High degree of alignment

Bas Hulsken returns to Brainport’s strengths. ‘We (Philips Digital Pathology Solutions, ed.) are growing enormously, we are doubling the headcount of our development organisation pretty much every year. We consider ourselves lucky that there is so much technical talent in this region. Moreover, in a sense that talent is self-nurturing: engineers from the various companies meet socially and share knowledge and competences informally. That way, the incubator role we were talking about is distributed across multiple companies. My advice would be: put a lot of effort into enthusing, growing and holding onto top talent.’

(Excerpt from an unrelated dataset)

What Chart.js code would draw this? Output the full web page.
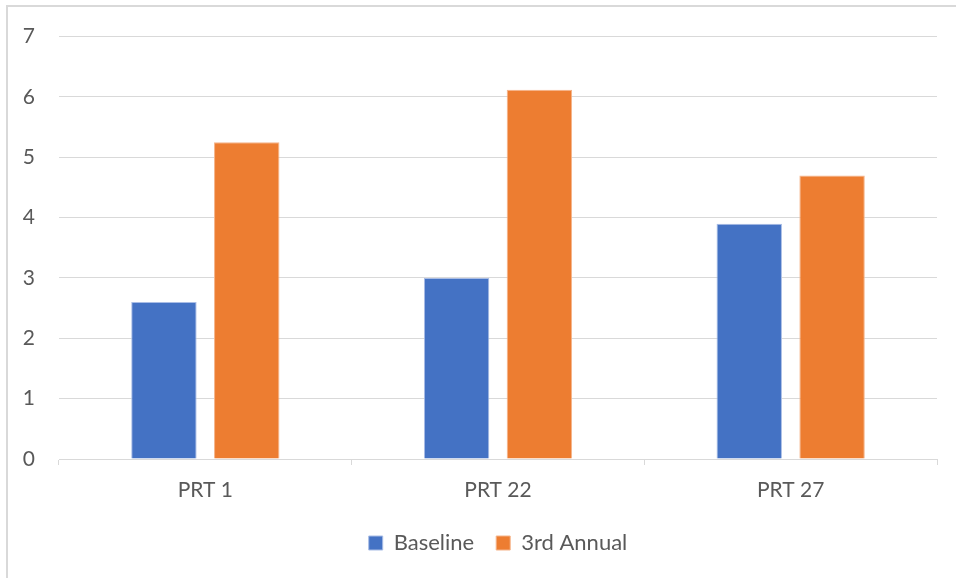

Jan Mengelers endorses that. ‘The Brainport National Agenda (see page 4, ed.) which is on the way will emphasise the retention and further development of talent and expertise. There is a lot to be gained that way, and we need to communicate our successes in this area more explicitly, including abroad. Students are able to follow high-quality, English-language study programmes at the University of Technology. After which, because the connection with high-tech industry is already there, they walk straight into brilliant jobs within the ecosystem – perhaps not with the big salaries sometimes paid elsewhere in the world, but with a good all-round package which the current generation really values.’

‘Continuous change’, says Vincent Kwaks, ‘is a must. Stand still for a moment and you’re finished. We have a permanent focus on changing our organisation so that it can handle change, so that it is adaptive. There is also a role for educational institutes here. The thing is, people are being trained for jobs they are not going to get – because those job will have changed even during the time they are at university.’